Content that has been created – depending on the source materials (image or text) - may consist of:

  • one master file;
  • one or more derivative files;
  • machine-readable text files of the page;
  • metadata (descriptive, structural and technical).

Image files

A distinction is made between two types of image files: master files and derivative files. The master files are the basis for all subsequent manipulations. Frequently used file formats for masters are: TIFF 6.0, TIFF LZW, JPEG quality 10, JPEG2000, PNG. Derivative files are required for presentation on the internet and – in case of text files – as ‘intermediate’ for improving OCR-results. JPEG and searchable PDF are the most commonly used formats for derivatives.

The quality of the master files is determined by the degree to which they are true representations of the originals. To evaluate the quality different specifications like e.g. bit depth, resolution, file format and compression are elementary. Quality managers systematically check the images and – together with the supplier that produces the master files – provide input for the optimal fine-tuning of hard- and software.

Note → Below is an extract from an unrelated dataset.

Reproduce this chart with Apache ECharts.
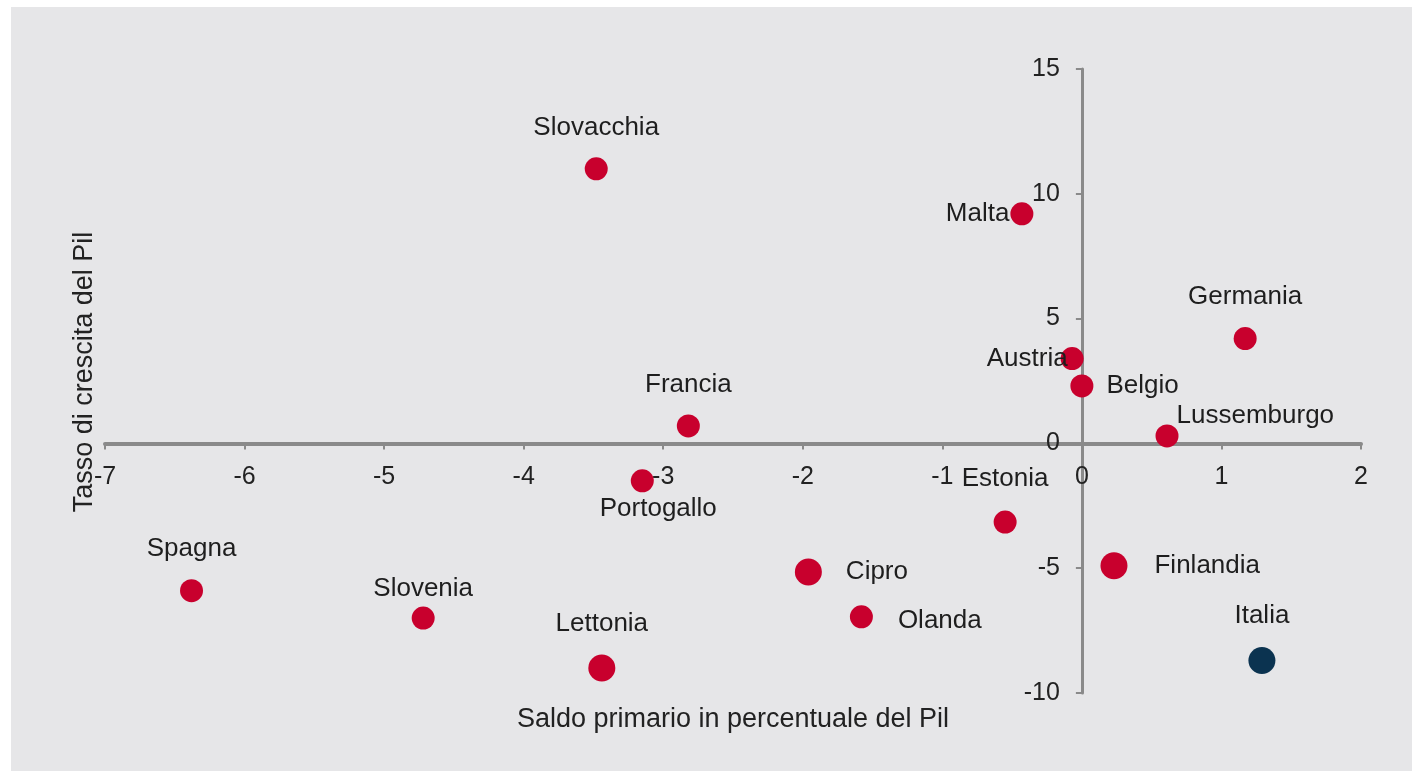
<!DOCTYPE html>
<html>
<head>
<meta charset="utf-8">
<script src="https://cdn.jsdelivr.net/npm/echarts@6/dist/echarts.min.js"></script>
<style>
    html, body { margin: 0; padding: 0; background: #ffffff; }
    #chart { position: absolute; left: 11px; top: 7px; width: 1401px; height: 764px; background: #e6e6e8; }
</style>
</head>
<body>
<div id="chart"></div>
<script>
// dati
var paesi = ['Slovacchia', 'Malta', 'Germania', 'Austria', 'Belgio', 'Lussemburgo', 'Francia', 'Portogallo',
    'Estonia', 'Spagna', 'Slovenia', 'Lettonia', 'Cipro', 'Olanda', 'Finlandia', 'Italia'];
var saldoPrimario = [-3.48, -0.43, 1.17, -0.07, 0.0, 0.61, -2.82, -3.15, -0.55, -6.38, -4.72, -3.44, -1.96, -1.58, 0.23, 1.29];
var crescitaPil = [11.0, 9.2, 4.2, 3.4, 2.3, 0.3, 0.7, -1.5, -3.15, -5.9, -7.0, -9.0, -5.15, -6.95, -4.9, -8.7];
var xTicks = [-7, -6, -5, -4, -3, -2, -1, 0, 1, 2];
var yTicks = [-10, -5, 0, 5, 10, 15];

// posizione delle etichette (stile)
var etichette = {
    'Slovacchia': { position: 'top', distance: 17 },
    'Malta': { position: 'left', distance: 1 },
    'Germania': { position: 'top', distance: 17 },
    'Austria': { position: 'left', distance: -7 },
    'Belgio': { position: 'right', distance: 13 },
    'Lussemburgo': { position: 'right', distance: 0, offset: [-2, -20] },
    'Francia': { position: 'top', distance: 17 },
    'Portogallo': { position: 'bottom', distance: 3, offset: [16, 0] },
    'Estonia': { position: 'top', distance: 19 },
    'Spagna': { position: 'top', distance: 17 },
    'Slovenia': { position: 'top', distance: 5 },
    'Lettonia': { position: 'top', distance: 18 },
    'Cipro': { position: 'right', distance: 24 },
    'Olanda': { position: 'right', distance: 25, offset: [0, 4] },
    'Finlandia': { position: 'right', distance: 27 },
    'Italia': { position: 'top', distance: 18 }
};
var grandi = ['Lettonia', 'Cipro', 'Finlandia', 'Italia'];

var font = 'Liberation Sans, Arial, sans-serif';
var griglia = { left: 94, right: 51, top: 62, bottom: 78 };
var dati = [];
for (var i = 0; i < paesi.length; i++) {
    var lab = etichette[paesi[i]];
    dati.push({
        name: paesi[i],
        value: [saldoPrimario[i], crescitaPil[i]],
        symbolSize: grandi.indexOf(paesi[i]) >= 0 ? 27 : 23,
        itemStyle: { color: paesi[i] == 'Italia' ? '#0b3350' : '#c8002d', opacity: 1 },
        label: {
            show: true,
            position: lab.position,
            distance: lab.distance,
            offset: lab.offset || [0, 0]
        }
    });
}

var myChart = echarts.init(document.getElementById('chart'));
myChart.setOption({
    animation: false,
    textStyle: { fontFamily: font },
    grid: griglia,
    xAxis: {
        type: 'value',
        min: xTicks[0],
        max: xTicks[xTicks.length - 1],
        interval: 1,
        splitLine: { show: false },
        axisLine: { onZero: false, lineStyle: { color: '#8a8a8a', width: 4 } },
        axisTick: { show: true, length: 6, lineStyle: { color: '#8a8a8a', width: 2 } },
        axisLabel: { color: '#222', fontSize: 25, margin: 21, fontFamily: font }
    },
    yAxis: {
        type: 'value',
        min: yTicks[0],
        max: yTicks[yTicks.length - 1],
        interval: 5,
        splitLine: { show: false },
        axisLine: { onZero: false, lineStyle: { color: '#8a8a8a', width: 3 } },
        axisTick: { show: true, length: 6, lineStyle: { color: '#8a8a8a', width: 2 } },
        axisLabel: { color: '#222', fontSize: 25, margin: 22, fontFamily: font }
    },
    graphic: [
        {
            type: 'text',
            x: 722,
            y: 713,
            style: { text: 'Saldo primario in percentuale del Pil', fill: '#222', font: '27px ' + font, align: 'center', verticalAlign: 'middle' }
        },
        {
            type: 'text',
            x: 74,
            y: 365,
            rotation: Math.PI / 2,
            style: { text: 'Tasso di crescita del Pil', fill: '#222', font: '27px ' + font, align: 'center', verticalAlign: 'middle' }
        }
    ],
    series: [{
        type: 'scatter',
        data: dati,
        itemStyle: { opacity: 1 },
        label: {
            formatter: '{b}',
            color: '#1e1e1e',
            fontSize: 26,
            fontFamily: font
        }
    }]
});

// sposta gli assi sull'origine (0,0)
var zero = myChart.convertToPixel({ gridIndex: 0 }, [0, 0]);
var h = myChart.getHeight();
myChart.setOption({
    xAxis: { offset: -(h - griglia.bottom - zero[1]) },
    yAxis: { offset: -(zero[0] - griglia.left) }
});
</script>
</body>
</html>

The Koninklijke Bibliotheek did research on the file formats in relation to the storage of master files (see  report pdf). As a consequence of the ever growing required storage capacity it has been decided to choose JPEG2000 as the preferred file format for master files.

Metadata

The descriptive and structural metadata serve the search-and-retrieval functionality on the website. Descriptive metadata contain bibliographical data like author, title or date of publication. Structural metadata provide information on the structure of the file like: numbering, pages, paragraphs, indexes and table of contents. They also record the interrelationship between the materials, like a chapter in a book or an image from a specific document. Technical metadata describe the technical characteristics of the master files, like data on the scanner used, the resolution, bit depth, colour and source of illumination. For storing metadata a number of standard formats are used.